RIFLE ” An early-morning natural-gas pipeline release of a harmless gas awakened and frightened some residents in the West Divide Creek area south of Silt in late April.

The release sent a plume of “gray, gunky stuff” high into the air and then over some of the homes, said resident Lisa Bracken.

A Colorado Oil and Gas Conservation Commission official called the incident a “fairly normal thing.”



“This thing was so loud it was like a freight train,” Bracken said in an E-mail, “and you could see the gunky stuff coming out and shooting up into the air.”

Crews for a company called Orion had finished pressure-testing a recently-completed 4.5-mile-long pipeline, a process that uses nitrogen, according to Gary Heigeland of the oil and gas commission.
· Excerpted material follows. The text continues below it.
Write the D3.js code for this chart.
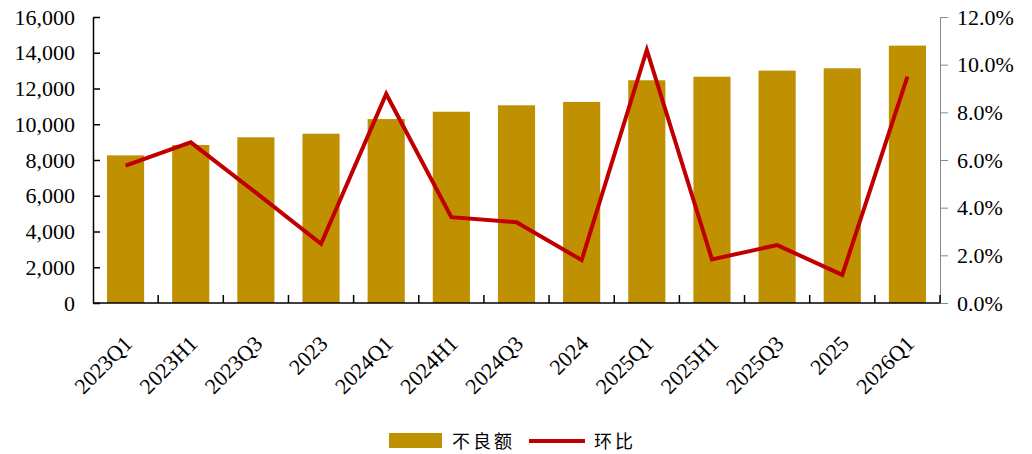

“They had not had any leaks, so they released the nitrogen, which is an inert, harmless gas,” he said. “There were no hydrocarbons at all.”

“The gunk went into the air for at least 30 minutes before finally subsiding and then only (nitrogen) gas was blowing out,” Bracken wrote.

The incident, on land owned by EnCana Oil and Gas, lasted from around 7:30 a.m. to about 8:15 a.m., she said.

“It’s noisy and concerning when that happens,” Heigeland said. “I would have been concerned, too.”